Les projets citoyens, les fêtes de quartier, la disparition de la petite criminalité et le verdissement du district enchantent les femmes rencontrées. Or, parallèlement, itinérant·e·s, travailleuses·eurs du sexe, jeunes de la rue, consommateurs·trices de drogues, toutes et tous finissent par disparaître de la trame urbaine. Où sont-ils allés ? On peut douter qu’ils et elles sont maintenant bien logé·e·s dans des appartements subventionnés, avec une prise en charge efficace des services sociaux et de santé.
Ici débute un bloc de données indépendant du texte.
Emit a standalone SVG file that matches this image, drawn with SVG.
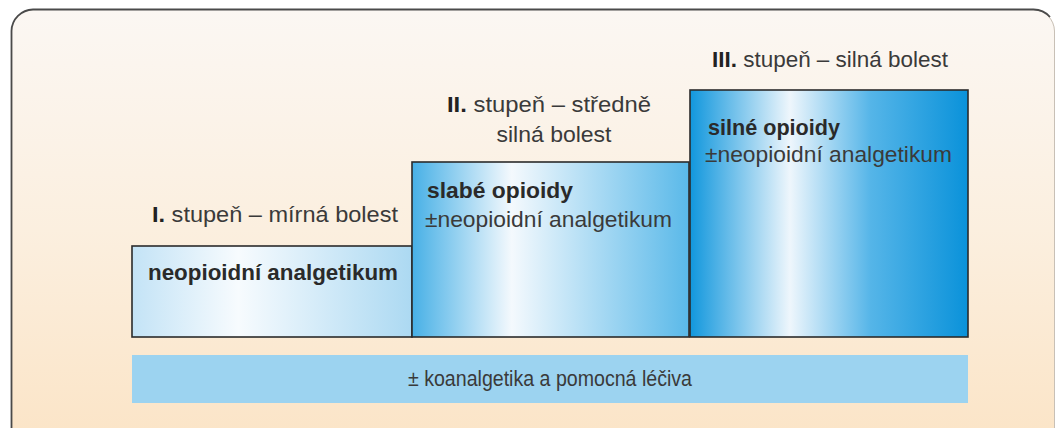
<svg xmlns="http://www.w3.org/2000/svg" width="1059" height="428" viewBox="0 0 1059 428">
<defs>
<linearGradient id="bg" x1="0" y1="0" x2="0" y2="1">
<stop offset="0" stop-color="#fbf7f3"/>
<stop offset="0.5" stop-color="#fbefdf"/>
<stop offset="1" stop-color="#fbe4c6"/>
</linearGradient>
<linearGradient id="g1" x1="0" y1="0" x2="1" y2="0">
<stop offset="0" stop-color="#c3e3f6"/>
<stop offset="0.38" stop-color="#f7fbfe"/>
<stop offset="1" stop-color="#acd9f2"/>
</linearGradient>
<linearGradient id="g2" x1="0" y1="0" x2="1" y2="0">
<stop offset="0" stop-color="#47b0e6"/>
<stop offset="0.36" stop-color="#f4f9fd"/>
<stop offset="1" stop-color="#5ab9e9"/>
</linearGradient>
<linearGradient id="g3" x1="0" y1="0" x2="1" y2="0">
<stop offset="0" stop-color="#1197dd"/>
<stop offset="0.36" stop-color="#eef6fc"/>
<stop offset="0.65" stop-color="#55b5e8"/>
<stop offset="1" stop-color="#0a92da"/>
</linearGradient>
<style>
.box{stroke:#2b2b2b;stroke-width:1.6}
.t{font-family:"Liberation Sans",Arial,sans-serif;font-size:22px;fill:#3a3a3a}
.b{font-family:"Liberation Sans",Arial,sans-serif;font-size:22px;font-weight:bold;fill:#2a2a2a}
</style>
</defs>
<g id="frame">
<rect x="11" y="9" width="1044" height="440" rx="22" fill="url(#bg)"/>
<path d="M1033 9.5 H33 A22 22 0 0 0 11.5 31 V440" fill="none" stroke="#4a4a4a" stroke-width="1.8"/>
<path d="M1033 9.5 A22 22 0 0 1 1054.5 31 V428" fill="none" stroke="#c8c0b6" stroke-width="1"/>
<path d="M1033 9.5 A22 22 0 0 1 1050 17" fill="none" stroke="#4a4a4a" stroke-width="1.8"/>
</g>
<g id="step1">
<text class="t" x="152" y="222" textLength="246" lengthAdjust="spacingAndGlyphs"><tspan font-weight="bold" fill="#222">I.</tspan> stupeň – mírná bolest</text>
<rect class="box" x="132" y="246" width="280" height="91" fill="url(#g1)"/>
<text class="b" x="148" y="280" textLength="250" lengthAdjust="spacingAndGlyphs">neopioidní analgetikum</text>
</g>
<g id="step2">
<text class="t" x="549" y="112" text-anchor="middle" textLength="204" lengthAdjust="spacingAndGlyphs"><tspan font-weight="bold" fill="#222">II.</tspan> stupeň – středně</text>
<text class="t" x="554" y="142" text-anchor="middle" textLength="115" lengthAdjust="spacingAndGlyphs">silná bolest</text>
<rect class="box" x="412" y="162" width="277" height="175" fill="url(#g2)"/>
<text class="b" x="427" y="198" textLength="146" lengthAdjust="spacingAndGlyphs">slabé opioidy</text>
<text class="t" x="425" y="227" textLength="247" lengthAdjust="spacingAndGlyphs">±neopioidní analgetikum</text>
</g>
<g id="step3">
<text class="t" x="712" y="67" textLength="236" lengthAdjust="spacingAndGlyphs"><tspan font-weight="bold" fill="#222">III.</tspan> stupeň – silná bolest</text>
<rect class="box" x="690" y="90" width="278" height="247" fill="url(#g3)"/>
<text class="b" x="708" y="135" textLength="132" lengthAdjust="spacingAndGlyphs">silné opioidy</text>
<text class="t" x="705" y="162" textLength="247" lengthAdjust="spacingAndGlyphs">±neopioidní analgetikum</text>
</g>
<g id="adjuvant">
<rect x="132" y="355" width="836" height="48" fill="#9cd3f0"/>
<text class="t" x="550" y="386" text-anchor="middle" textLength="284" lengthAdjust="spacingAndGlyphs">± koanalgetika a pomocná léčiva</text>
</g>
<g id="connectors"></g>
</svg>
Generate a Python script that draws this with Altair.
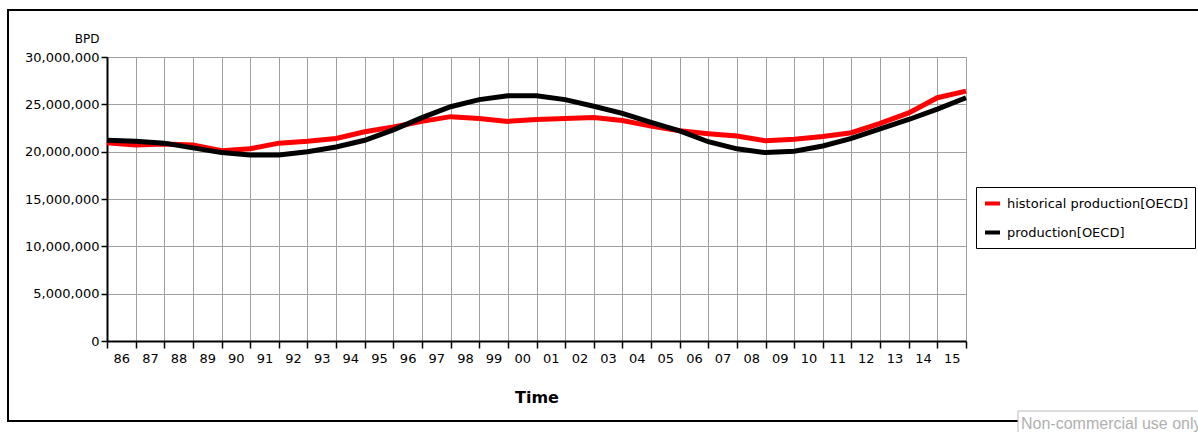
import altair as alt
import pandas as pd

# ---- data, barrels per day ----
years = list(range(1986, 2017))
historical = [20.95e6, 20.7e6, 20.8e6, 20.7e6, 20.1e6, 20.3e6, 20.9e6, 21.1e6, 21.4e6, 22.1e6,
              22.6e6, 23.2e6, 23.7e6, 23.5e6, 23.2e6, 23.4e6, 23.5e6, 23.6e6, 23.3e6, 22.7e6,
              22.2e6, 21.9e6, 21.65e6, 21.15e6, 21.3e6, 21.6e6, 22.0e6, 23.0e6, 24.1e6, 25.7e6,
              26.4e6]
production = [21.2e6, 21.1e6, 20.9e6, 20.4e6, 19.9e6, 19.65e6, 19.65e6, 20.0e6, 20.5e6, 21.2e6,
              22.3e6, 23.6e6, 24.75e6, 25.5e6, 25.9e6, 25.9e6, 25.5e6, 24.8e6, 24.05e6, 23.1e6,
              22.2e6, 21.05e6, 20.3e6, 19.9e6, 20.05e6, 20.6e6, 21.4e6, 22.4e6, 23.4e6, 24.5e6,
              25.7e6]
series_names = ["historical production[OECD]", "production[OECD]"]
series_colors = ["#ff0000", "#000000"]
y_ticks = [0, 5e6, 10e6, 15e6, 20e6, 25e6, 30e6]
watermark = "Non-commercial use only"

rows = []
for name, vals in zip(series_names, [historical, production]):
    for yr, v in zip(years, vals):
        rows.append({"Time": yr, "BPD": v, "series": name})
df = pd.DataFrame(rows)

FONT = "DejaVu Sans"
W, H = 859, 284
PL, PT = 107, 57

x_enc = alt.X(
    "Time:Q",
    scale=alt.Scale(domain=[1986, 2016], nice=False, zero=False),
    axis=alt.Axis(
        values=years, format="d",
        labelExpr="datum.value >= 2016 ? '' : substring(datum.label, 2)",
        labelOffset=14.3, labelFlush=False, labelOverlap=False,
        tickSize=7, tickColor="black", tickWidth=1.5,
        domainColor="black", domainWidth=2,
        grid=True, gridColor="#a0a0a0", gridWidth=1,
        labelFont=FONT, labelFontSize=13, labelColor="black", labelPadding=4,
        title="Time", titleFont=FONT, titleFontSize=16, titleFontWeight="bold",
        titleColor="black", titleY=61, titleBaseline="alphabetic",
    ),
)
y_enc = alt.Y(
    "BPD:Q",
    scale=alt.Scale(domain=[0, 30e6], nice=False),
    axis=alt.Axis(
        values=y_ticks, format=",d",
        tickSize=6, tickColor="black", tickWidth=1.5,
        domainColor="black", domainWidth=2,
        grid=True, gridColor="#a0a0a0", gridWidth=1,
        labelFont=FONT, labelFontSize=13, labelColor="black", labelPadding=2,
        title="BPD", titleAngle=0, titleAlign="right", titleBaseline="alphabetic",
        titleX=-8, titleY=-15, titleFont=FONT, titleFontSize=12,
        titleFontWeight="normal", titleColor="black",
    ),
)

lines = alt.Chart(df).mark_line(strokeWidth=5).encode(
    x=x_enc,
    y=y_enc,
    color=alt.Color(
        "series:N",
        scale=alt.Scale(domain=series_names, range=series_colors),
        legend=alt.Legend(
            title=None, orient="none", legendX=869, legendY=130,
            strokeColor="black", fillColor="white", padding=7, cornerRadius=0,
            symbolType="stroke", symbolStrokeWidth=4, symbolSize=225,
            labelFont=FONT, labelFontSize=13, labelColor="black", labelLimit=400,
            labelOffset=5, rowPadding=11,
        ),
    ),
    order=alt.Order("Time:Q"),
)

one = pd.DataFrame({"a": [0]})
frame = alt.Chart(one).mark_rect(filled=False, stroke="black", strokeWidth=2).encode(
    x=alt.value(8 - PL), x2=alt.value(1300 - PL),
    y=alt.value(10 - PT), y2=alt.value(421 - PT),
)
wm_box = alt.Chart(one).mark_rect(fill="white", stroke="#bbbbbb", strokeWidth=1).encode(
    x=alt.value(1018 - PL), x2=alt.value(1300 - PL),
    y=alt.value(411 - PT), y2=alt.value(460 - PT),
)
wm_text = alt.Chart(one).mark_text(
    align="left", baseline="alphabetic", font="Liberation Sans", fontSize=16, color="#b0b0b0"
).encode(
    x=alt.value(1021 - PL), y=alt.value(429 - PT), text=alt.value(watermark)
)

chart = alt.layer(frame, lines, wm_box, wm_text).properties(
    width=W, height=H,
    autosize=alt.AutoSizeParams(type="none"),
    padding={"left": PL, "top": PT, "right": 1198 - PL - W, "bottom": 432 - PT - H},
    background="white",
).configure_view(strokeWidth=0)

chart.save("out.html", embed_options={"renderer": "svg", "actions": False})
Ces personnages hauts en couleur – un reflet des conditions socio-économiques de Centre-Sud – étaient pourtant intégrés dans le tissu social du quartier. Une autre forme de mixité.

La gentrification n’est donc pas synonyme, à terme, de cohabitation et conduit à un nettoyage social drastique des populations marginalisées. Finalement, certain·e·s habitant·e·s en viennent à se sentir étrangers dans leur propre quartier et l’envie de quitter pour un milieu où ses propres normes culturelles sont valorisées, avec des loyers abordables, conduit à la disparition de la culture populaire d’un district. Dans ce contexte, les vitrines barbouillées et les vendettas de saucisses bio expriment la rage devant l’incapacité à défendre son chez-soi et dénoncent la colonisation d’un espace populaire par une classe sociale économiquement et culturellement favorisée. Voilà pour l’analyse de la fable économique du trickle down, gracieuseté de l’Institut économique de Montréal.